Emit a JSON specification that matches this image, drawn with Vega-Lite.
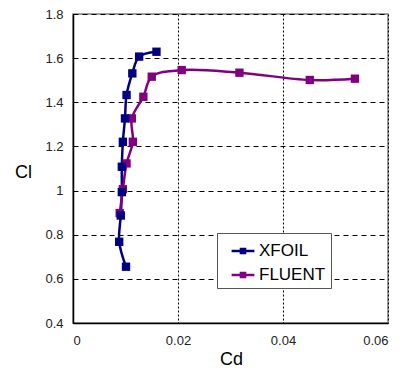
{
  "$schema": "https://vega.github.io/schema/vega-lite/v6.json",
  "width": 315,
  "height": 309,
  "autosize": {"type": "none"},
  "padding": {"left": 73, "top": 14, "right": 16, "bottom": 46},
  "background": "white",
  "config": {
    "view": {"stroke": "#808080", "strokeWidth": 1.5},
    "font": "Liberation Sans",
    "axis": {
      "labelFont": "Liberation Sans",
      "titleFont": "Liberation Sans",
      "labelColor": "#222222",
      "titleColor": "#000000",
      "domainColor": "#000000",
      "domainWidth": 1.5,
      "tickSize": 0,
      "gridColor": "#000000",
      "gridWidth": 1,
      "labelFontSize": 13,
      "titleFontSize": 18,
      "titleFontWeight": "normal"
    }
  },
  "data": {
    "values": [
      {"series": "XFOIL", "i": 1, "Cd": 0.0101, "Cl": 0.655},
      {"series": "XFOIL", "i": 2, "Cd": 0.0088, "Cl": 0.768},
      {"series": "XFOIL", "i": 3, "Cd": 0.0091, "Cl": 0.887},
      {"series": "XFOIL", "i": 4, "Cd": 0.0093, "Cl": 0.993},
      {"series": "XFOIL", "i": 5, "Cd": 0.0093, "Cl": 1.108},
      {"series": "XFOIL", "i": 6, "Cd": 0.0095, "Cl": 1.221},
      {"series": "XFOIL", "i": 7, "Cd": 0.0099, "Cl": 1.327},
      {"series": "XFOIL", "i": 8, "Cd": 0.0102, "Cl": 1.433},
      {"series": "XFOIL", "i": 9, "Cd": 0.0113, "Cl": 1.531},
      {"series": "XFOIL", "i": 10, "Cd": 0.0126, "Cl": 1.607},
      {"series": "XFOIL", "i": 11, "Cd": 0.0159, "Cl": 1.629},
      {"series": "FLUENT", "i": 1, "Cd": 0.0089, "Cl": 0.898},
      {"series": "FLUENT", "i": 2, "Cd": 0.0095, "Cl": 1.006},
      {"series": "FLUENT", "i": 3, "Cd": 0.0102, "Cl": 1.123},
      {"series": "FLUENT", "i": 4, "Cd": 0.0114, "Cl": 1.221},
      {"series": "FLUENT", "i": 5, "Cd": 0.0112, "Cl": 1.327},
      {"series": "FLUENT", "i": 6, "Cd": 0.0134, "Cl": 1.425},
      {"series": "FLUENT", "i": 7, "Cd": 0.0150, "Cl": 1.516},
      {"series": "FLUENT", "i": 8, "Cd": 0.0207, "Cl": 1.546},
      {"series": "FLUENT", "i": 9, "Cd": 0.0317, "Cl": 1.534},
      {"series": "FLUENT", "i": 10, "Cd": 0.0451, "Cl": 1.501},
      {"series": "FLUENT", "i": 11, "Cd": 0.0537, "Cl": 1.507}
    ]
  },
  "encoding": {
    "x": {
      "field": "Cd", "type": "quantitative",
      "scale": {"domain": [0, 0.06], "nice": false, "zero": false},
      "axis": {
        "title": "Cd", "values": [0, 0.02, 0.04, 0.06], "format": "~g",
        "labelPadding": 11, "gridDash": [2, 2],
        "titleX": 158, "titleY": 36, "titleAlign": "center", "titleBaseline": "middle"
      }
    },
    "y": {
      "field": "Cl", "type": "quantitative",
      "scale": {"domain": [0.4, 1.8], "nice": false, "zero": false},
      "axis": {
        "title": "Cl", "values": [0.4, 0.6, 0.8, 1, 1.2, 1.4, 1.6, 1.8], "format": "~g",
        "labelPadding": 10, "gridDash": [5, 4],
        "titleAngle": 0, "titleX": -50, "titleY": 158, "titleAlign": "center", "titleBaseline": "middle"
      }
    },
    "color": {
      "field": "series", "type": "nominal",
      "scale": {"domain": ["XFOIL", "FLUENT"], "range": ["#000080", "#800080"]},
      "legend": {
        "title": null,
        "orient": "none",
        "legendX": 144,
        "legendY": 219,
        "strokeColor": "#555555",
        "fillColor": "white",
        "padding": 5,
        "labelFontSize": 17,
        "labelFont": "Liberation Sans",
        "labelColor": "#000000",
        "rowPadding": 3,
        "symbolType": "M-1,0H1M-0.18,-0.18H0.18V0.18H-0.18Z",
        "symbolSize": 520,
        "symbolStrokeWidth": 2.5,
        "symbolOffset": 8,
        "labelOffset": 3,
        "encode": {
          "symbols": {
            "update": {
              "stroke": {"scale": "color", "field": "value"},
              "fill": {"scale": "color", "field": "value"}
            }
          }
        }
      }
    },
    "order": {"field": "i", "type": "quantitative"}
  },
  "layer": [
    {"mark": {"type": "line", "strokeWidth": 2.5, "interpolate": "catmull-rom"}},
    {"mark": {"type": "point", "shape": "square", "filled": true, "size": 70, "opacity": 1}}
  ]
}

* * *

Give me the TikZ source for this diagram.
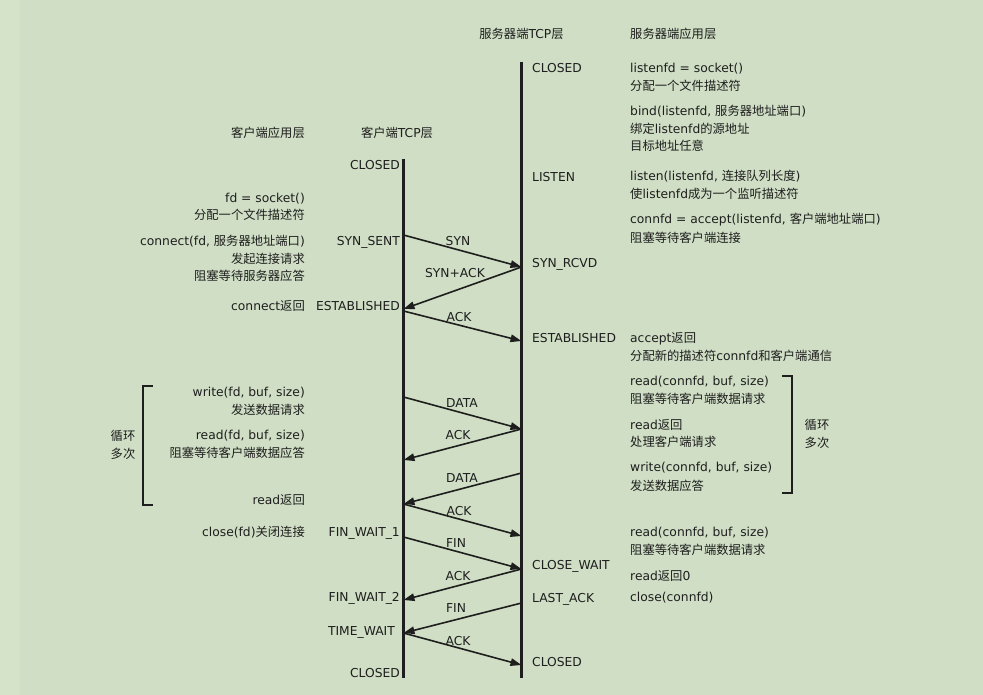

WHAT TO WORK ON: Show the lines of the material that contain the word "this".

SOLUTION:
Emit a JSON specification that matches this image, drawn with Vega-Lite.
Give me the TikZ source for this diagram.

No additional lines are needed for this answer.